_Exercise requirements_
Locate the word "this" in the entries below, then gather every line that holds it.

_Information shown_

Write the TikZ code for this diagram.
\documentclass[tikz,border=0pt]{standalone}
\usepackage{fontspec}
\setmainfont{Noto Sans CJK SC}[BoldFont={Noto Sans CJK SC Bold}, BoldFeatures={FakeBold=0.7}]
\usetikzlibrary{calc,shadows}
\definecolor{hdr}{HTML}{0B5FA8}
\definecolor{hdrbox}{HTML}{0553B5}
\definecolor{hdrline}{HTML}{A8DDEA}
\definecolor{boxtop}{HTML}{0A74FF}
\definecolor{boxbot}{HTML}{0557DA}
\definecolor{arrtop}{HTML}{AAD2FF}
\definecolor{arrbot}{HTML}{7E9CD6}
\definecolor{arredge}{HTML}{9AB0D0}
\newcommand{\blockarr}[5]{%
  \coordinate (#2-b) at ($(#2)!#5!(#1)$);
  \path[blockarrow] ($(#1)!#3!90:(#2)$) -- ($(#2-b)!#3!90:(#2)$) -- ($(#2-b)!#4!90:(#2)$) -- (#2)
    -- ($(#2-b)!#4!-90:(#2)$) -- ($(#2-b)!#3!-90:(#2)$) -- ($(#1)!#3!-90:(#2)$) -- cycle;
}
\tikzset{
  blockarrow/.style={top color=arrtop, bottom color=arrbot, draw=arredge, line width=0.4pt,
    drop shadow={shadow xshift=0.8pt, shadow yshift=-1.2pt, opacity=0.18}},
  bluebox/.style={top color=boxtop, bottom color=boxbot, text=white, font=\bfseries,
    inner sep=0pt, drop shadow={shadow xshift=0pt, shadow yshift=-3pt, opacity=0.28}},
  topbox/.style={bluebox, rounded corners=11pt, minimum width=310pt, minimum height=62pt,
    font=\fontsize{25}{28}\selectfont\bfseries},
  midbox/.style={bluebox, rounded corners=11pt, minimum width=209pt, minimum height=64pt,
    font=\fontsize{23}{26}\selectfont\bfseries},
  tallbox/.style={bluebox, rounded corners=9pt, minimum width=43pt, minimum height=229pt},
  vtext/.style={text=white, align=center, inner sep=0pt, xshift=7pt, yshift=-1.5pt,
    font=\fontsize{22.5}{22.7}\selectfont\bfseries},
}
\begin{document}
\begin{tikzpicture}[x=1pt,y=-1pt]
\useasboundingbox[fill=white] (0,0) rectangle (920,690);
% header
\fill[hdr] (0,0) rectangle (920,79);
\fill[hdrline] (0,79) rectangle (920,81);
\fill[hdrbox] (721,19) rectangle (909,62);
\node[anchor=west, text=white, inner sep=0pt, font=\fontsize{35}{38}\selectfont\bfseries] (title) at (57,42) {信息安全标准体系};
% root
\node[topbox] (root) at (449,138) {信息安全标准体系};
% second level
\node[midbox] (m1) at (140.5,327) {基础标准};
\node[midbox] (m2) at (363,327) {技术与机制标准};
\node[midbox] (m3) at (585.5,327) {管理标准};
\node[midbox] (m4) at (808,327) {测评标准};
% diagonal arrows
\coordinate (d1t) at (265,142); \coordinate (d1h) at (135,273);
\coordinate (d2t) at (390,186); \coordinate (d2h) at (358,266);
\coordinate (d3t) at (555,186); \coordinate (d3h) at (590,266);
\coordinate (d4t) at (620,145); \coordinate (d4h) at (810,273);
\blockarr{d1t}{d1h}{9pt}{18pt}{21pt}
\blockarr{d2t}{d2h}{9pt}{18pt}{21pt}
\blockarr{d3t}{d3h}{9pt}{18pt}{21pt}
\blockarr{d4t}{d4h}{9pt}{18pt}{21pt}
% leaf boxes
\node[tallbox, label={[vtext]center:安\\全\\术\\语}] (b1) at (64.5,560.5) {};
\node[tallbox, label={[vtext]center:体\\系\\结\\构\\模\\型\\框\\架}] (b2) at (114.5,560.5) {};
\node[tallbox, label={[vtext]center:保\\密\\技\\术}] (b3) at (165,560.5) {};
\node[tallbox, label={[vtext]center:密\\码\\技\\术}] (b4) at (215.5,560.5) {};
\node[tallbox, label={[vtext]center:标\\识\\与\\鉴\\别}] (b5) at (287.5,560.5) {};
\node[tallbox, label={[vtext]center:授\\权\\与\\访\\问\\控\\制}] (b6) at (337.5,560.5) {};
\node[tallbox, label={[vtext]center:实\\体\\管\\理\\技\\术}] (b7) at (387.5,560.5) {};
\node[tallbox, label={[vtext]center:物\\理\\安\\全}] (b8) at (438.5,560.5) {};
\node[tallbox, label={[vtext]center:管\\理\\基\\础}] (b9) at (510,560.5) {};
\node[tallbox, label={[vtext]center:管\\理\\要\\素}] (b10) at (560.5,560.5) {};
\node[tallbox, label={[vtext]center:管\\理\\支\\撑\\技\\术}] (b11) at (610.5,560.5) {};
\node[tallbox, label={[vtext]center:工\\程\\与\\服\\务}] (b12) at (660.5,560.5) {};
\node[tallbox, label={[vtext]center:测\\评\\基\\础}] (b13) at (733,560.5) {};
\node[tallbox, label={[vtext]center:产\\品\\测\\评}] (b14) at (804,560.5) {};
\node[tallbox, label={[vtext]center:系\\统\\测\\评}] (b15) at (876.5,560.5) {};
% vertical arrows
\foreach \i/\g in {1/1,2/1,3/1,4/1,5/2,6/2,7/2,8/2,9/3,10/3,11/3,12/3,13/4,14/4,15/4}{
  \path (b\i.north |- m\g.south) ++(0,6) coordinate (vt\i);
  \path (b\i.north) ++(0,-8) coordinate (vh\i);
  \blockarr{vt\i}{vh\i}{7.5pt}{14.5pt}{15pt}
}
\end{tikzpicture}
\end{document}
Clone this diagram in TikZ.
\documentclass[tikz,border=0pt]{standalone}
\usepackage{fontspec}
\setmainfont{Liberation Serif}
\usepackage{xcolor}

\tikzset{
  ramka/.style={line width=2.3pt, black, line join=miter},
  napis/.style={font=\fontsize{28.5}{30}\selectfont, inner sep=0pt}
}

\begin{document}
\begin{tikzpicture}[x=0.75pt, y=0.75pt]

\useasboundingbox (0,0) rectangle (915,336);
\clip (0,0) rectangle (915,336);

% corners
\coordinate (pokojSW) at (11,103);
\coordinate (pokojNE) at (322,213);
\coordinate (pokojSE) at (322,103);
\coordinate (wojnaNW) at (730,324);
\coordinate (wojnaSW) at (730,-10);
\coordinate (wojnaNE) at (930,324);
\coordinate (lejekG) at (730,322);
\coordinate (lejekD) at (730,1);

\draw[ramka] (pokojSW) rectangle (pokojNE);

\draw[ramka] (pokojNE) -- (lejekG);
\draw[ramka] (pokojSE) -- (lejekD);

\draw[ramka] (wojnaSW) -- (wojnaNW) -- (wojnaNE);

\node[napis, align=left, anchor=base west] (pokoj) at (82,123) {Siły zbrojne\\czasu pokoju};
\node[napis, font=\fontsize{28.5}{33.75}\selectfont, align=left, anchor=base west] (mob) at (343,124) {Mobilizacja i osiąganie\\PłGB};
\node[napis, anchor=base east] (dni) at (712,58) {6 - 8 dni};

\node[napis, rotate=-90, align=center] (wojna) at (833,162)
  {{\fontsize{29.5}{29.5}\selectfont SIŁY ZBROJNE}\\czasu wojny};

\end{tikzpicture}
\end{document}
--
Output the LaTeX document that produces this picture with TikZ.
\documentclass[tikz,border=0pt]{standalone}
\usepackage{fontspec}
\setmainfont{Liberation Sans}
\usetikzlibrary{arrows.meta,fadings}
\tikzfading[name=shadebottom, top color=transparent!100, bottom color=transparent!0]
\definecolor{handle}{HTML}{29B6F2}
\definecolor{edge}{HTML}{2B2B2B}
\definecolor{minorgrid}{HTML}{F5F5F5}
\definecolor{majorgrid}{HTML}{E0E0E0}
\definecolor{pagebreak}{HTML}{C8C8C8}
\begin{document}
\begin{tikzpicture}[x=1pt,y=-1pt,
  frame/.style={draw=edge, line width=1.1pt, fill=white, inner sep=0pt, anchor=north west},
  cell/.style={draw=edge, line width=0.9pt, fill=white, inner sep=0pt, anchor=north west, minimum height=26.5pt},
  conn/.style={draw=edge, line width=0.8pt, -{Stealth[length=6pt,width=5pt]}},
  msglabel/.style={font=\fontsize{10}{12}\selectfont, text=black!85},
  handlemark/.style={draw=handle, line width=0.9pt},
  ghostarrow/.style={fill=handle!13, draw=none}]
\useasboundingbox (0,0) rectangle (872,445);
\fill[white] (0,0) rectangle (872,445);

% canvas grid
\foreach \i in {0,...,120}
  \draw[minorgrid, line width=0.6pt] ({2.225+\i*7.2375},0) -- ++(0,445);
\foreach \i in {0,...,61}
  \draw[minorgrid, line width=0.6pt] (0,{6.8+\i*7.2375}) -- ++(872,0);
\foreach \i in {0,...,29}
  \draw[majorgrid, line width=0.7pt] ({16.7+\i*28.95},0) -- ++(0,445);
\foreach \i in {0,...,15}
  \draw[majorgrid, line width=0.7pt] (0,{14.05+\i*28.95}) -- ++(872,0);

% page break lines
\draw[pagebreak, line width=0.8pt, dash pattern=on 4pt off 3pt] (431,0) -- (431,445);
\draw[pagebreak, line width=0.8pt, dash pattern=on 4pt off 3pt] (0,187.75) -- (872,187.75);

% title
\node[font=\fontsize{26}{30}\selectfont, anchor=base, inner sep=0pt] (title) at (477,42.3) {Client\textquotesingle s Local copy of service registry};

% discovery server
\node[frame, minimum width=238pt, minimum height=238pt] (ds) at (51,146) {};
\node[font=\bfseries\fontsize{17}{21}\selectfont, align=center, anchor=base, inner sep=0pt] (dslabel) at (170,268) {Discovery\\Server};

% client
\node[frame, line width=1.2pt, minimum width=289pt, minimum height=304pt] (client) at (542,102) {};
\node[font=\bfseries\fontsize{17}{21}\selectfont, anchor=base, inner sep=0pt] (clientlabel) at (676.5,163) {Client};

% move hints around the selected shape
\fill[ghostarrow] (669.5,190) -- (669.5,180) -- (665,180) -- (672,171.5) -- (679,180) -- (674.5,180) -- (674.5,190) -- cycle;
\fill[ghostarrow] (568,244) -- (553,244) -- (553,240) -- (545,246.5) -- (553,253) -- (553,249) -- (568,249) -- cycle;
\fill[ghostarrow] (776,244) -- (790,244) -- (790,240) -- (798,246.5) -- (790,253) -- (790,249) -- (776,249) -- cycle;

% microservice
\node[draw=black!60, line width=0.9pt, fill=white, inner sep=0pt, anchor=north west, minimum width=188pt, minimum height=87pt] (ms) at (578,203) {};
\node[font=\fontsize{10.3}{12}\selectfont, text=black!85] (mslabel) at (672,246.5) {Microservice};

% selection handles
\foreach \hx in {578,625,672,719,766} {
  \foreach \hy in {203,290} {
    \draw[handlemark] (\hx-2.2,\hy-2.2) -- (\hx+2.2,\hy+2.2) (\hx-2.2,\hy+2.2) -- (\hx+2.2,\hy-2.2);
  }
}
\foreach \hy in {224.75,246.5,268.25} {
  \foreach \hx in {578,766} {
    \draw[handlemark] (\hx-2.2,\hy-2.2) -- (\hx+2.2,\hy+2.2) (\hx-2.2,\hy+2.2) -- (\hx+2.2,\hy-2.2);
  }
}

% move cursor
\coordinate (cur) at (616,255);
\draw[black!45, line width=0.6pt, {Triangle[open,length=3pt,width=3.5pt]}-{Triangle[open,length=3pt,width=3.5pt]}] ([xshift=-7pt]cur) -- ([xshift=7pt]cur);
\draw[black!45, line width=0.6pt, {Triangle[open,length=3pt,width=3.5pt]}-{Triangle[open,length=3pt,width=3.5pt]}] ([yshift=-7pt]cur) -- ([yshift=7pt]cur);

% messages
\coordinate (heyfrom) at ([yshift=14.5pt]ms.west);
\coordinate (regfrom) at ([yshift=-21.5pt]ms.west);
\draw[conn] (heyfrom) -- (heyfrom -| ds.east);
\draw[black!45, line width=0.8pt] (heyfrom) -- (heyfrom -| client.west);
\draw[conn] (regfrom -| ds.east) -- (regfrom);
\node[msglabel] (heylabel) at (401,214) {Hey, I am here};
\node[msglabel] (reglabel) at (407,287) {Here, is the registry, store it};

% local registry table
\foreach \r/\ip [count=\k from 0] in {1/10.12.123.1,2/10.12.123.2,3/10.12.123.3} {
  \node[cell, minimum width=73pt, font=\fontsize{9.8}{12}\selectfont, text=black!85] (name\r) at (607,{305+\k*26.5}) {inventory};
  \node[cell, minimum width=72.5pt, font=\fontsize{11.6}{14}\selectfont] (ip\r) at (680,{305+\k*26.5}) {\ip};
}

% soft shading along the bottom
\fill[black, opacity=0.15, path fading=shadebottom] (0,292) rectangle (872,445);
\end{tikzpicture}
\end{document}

_Expected answer_
Write the TikZ code for this diagram.
Clone this diagram in TikZ.
Output the LaTeX document that produces this picture with TikZ.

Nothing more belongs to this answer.